Tuesday's Finals are in, though we still have DVR+3 numbers to look forward:

NCIS (8:00) - CBS
19.978 million viewers, #1; 4.470 million adults 18-49 (3.5 rating), #2

NCIS: Los Angeles (9:00) - CBS
15.086 million viewers, #2; 3.416 million adults 18-49 (2.7 rating), #4

The Voice (8:00, 120 Minutes) - NBC
14.539 million viewers, #3; 5.702 million adults 18-49 (4.5 rating), #1

Person of Interest (10:00) - CBS
12.347 million viewers, #4; 2.604 million adults 18-49 (2.1 rating), #8

Chicago Fire (10:00) - NBC
8.743 million viewers, #5; 3.353 million adults 18-49 (2.6 rating), #5

Marvel's Agents of SHIELD (8:00) - ABC
8.662 million viewers, #6; 4.140 million adults 18-49 (3.3 rating), #3

In the end, it still ranked 6th overall on primetime last night, and was 3rd best rated show. Still very good. No reason to picnic yet.
I think being writers, co-producers and story-editors on Spartacus....
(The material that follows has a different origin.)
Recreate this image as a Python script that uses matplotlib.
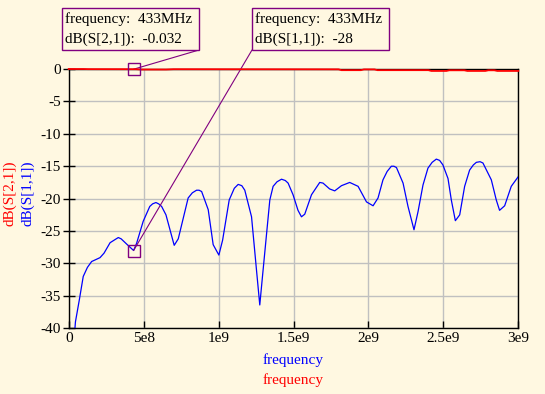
import matplotlib
matplotlib.use('Agg')
import matplotlib.pyplot as plt
from matplotlib.patches import Rectangle
import numpy as np

# 曲线数据（频率单位 GHz）
s11_f = [0.035, 0.045, 0.071, 0.097, 0.125, 0.153, 0.209, 0.236, 0.276, 0.31, 0.331, 0.35, 0.391, 0.433,
         0.453, 0.497, 0.541, 0.56, 0.582, 0.60, 0.620, 0.649, 0.704, 0.731, 0.797, 0.825, 0.853, 0.870,
         0.887, 0.931, 0.964, 1.002, 1.027, 1.071, 1.105, 1.131, 1.155, 1.175, 1.220, 1.253, 1.275,
         1.293, 1.342, 1.364, 1.39, 1.420, 1.445, 1.464, 1.497, 1.530, 1.553, 1.575, 1.620, 1.675,
         1.697, 1.741, 1.775, 1.820, 1.875, 1.931, 1.987, 2.031, 2.064, 2.097, 2.125, 2.153, 2.17,
         2.187, 2.231, 2.264, 2.304, 2.331, 2.364, 2.397, 2.425, 2.453, 2.475, 2.497, 2.531, 2.553,
         2.580, 2.609, 2.642, 2.675, 2.70, 2.720, 2.745, 2.764, 2.820, 2.853, 2.875, 2.909, 2.953, 3.000]
s11_db = [-42.0, -39.0, -35.6, -32.0, -30.6, -29.7, -29.1, -28.4, -26.8, -26.3, -26.0, -26.2, -27.1, -28.0,
          -26.9, -23.5, -21.2, -20.8, -20.6, -20.8, -21.2, -22.5, -27.2, -26.2, -19.9, -19.1, -18.7, -18.7,
          -18.9, -21.7, -27.1, -28.7, -26.4, -20.2, -18.4, -17.8, -18.0, -18.7, -22.8, -31.0, -36.4,
          -32.0, -20.2, -18.1, -17.4, -17.0, -17.2, -17.6, -19.4, -21.8, -22.8, -22.4, -19.4, -17.5,
          -17.6, -18.5, -18.8, -18.0, -17.5, -18.1, -20.5, -21.1, -19.9, -17.1, -15.8, -15.0, -15.0,
          -15.2, -17.6, -21.2, -24.8, -22.0, -17.9, -15.3, -14.4, -13.9, -14.1, -14.8, -16.9, -20.2,
          -23.4, -22.5, -18.1, -15.6, -14.8, -14.4, -14.3, -14.5, -17.1, -20.2, -21.8, -21.1, -18.1, -16.6]

s21_f = [0.0, 0.10, 0.13, 0.45, 0.48, 0.65, 0.70, 1.20, 1.80, 1.82, 1.95, 1.97, 2.04, 2.06, 2.40,
         2.42, 2.52, 2.54, 2.64, 2.66, 2.78, 2.80, 2.84, 2.86, 3.0]
s21_db = [0.0, 0.0, -0.02, -0.03, -0.08, -0.08, -0.03, -0.04, -0.05, -0.18, -0.18, -0.06, -0.06,
          -0.18, -0.18, -0.30, -0.30, -0.20, -0.20, -0.30, -0.30, -0.20, -0.20, -0.30, -0.30]

marker_f = 433e6
marker_s21 = -0.032
marker_s11 = -28

xticks = [0, 5e8, 1e9, 1.5e9, 2e9, 2.5e9, 3e9]
xticklabels = ['0', '5e8', '1e9', '1.5e9', '2e9', '2.5e9', '3e9']
yticks = [0, -5, -10, -15, -20, -25, -30, -35, -40]

bg = '#fff8e1'
purple = '#800080'
W, H = 545, 394

plt.rcParams['font.family'] = ['Liberation Serif', 'DejaVu Serif']
plt.rcParams['axes.unicode_minus'] = False
fig = plt.figure(figsize=(W / 100, H / 100), dpi=100, facecolor=bg)
ax = fig.add_axes([68.7 / W, 1 - 328.3 / H, (518.3 - 68.7) / W, (328.3 - 69) / H])
ax.set_facecolor(bg)

ax.plot(np.array(s11_f) * 1e9, s11_db, color='#0000ff', lw=0.9, zorder=3)
ax.plot(np.array(s21_f) * 1e9, s21_db, color='#ff0000', lw=1.3, zorder=4, clip_on=False)

ax.set_xlim(0, 3e9)
ax.set_ylim(-40, 0)
ax.set_xticks(xticks)
ax.set_xticklabels(xticklabels)
ax.set_yticks(yticks)
ax.grid(True, color='#c0c0c0', lw=1.0)
ax.tick_params(axis='x', direction='in', length=5, width=1, labelsize=11, pad=3)
ax.tick_params(axis='y', direction='inout', length=9, width=1, labelsize=11, pad=1)
for sp in ax.spines.values():
    sp.set_color('black')
    sp.set_linewidth(1)

# 轴标签
fig.text(293 / W, 1 - 360 / H, 'frequency', color='#0000ff', fontsize=11, ha='center', va='center')
fig.text(293 / W, 1 - 380 / H, 'frequency', color='#ff0000', fontsize=11, ha='center', va='center')
fig.text(10 / W, 1 - 193 / H, 'dB(S[2,1])', color='#ff0000', fontsize=11, rotation=90, ha='center', va='center')
fig.text(28 / W, 1 - 193 / H, 'dB(S[1,1])', color='#0000ff', fontsize=11, rotation=90, ha='center', va='center')

# 标记点
for y in [marker_s21, marker_s11]:
    ax.plot(marker_f, y, marker='s', ms=8.5, mfc='none', mec=purple, mew=1, zorder=5, clip_on=False)

# 标注框
boxes = [(62, 8, 199, 50, 'dB(S[2,1]):  %s' % marker_s21, (199, 50), marker_s21),
         (252, 8, 389, 50, 'dB(S[1,1]):  %d' % marker_s11, (252, 50), marker_s11)]
for x0, y0, x1, y1, line2, corner, yv in boxes:
    fig.add_artist(Rectangle((x0 / W, 1 - y1 / H), (x1 - x0) / W, (y1 - y0) / H, transform=fig.transFigure,
                             facecolor=bg, edgecolor=purple, lw=1, zorder=6))
    fig.text((x0 + 3) / W, 1 - 19 / H, 'frequency:  433MHz', fontsize=11, va='center', zorder=7)
    fig.text((x0 + 3) / W, 1 - 39 / H, line2, fontsize=11, va='center', zorder=7)
    ax.annotate('', xy=(marker_f, yv), xycoords='data', xytext=(corner[0] / W, 1 - corner[1] / H),
                textcoords='figure fraction', annotation_clip=False,
                arrowprops=dict(arrowstyle='-', color=purple, lw=0.8, shrinkA=0, shrinkB=0))

plt.savefig('out.png', dpi=100, facecolor=bg)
Just wanted to repeat: SPARTACUS! Wonderful writing on that show. Admittedly, not exactly a primetime family show, but gossi's right: skills.
Would just like to point to the fact that Jed and Mo are the writers for two of the finest episodes of Dollhouse - S2's Belonging and Epitaph One.
And, um... well, okay, there *was* Stage Fright... but we're going to forget about that. Just sit back in this chair here and it'll all go away. I promise.
This show is as close to a 100% prediction it will be picked for S2 as any show on TV right now. I am not worried.
I'm not going to say that I am loving the show yet (it's fun and I'll no doubt keep watching unless that stops,) nor will I say I am not disappointed that this isn't a true Joss Whedon show, but there is no doubt that Jed, Mo and crew don't have the chops. I would give any of their work a go.

As for numbers, I have no doubt that this will be reaching a season 2. It was all but guaranteed when it was first announced. I wouldn't be surprised if they stayed steady if they kept doing what they are doing, but I am sure they have more up their sleeves to entice the audience.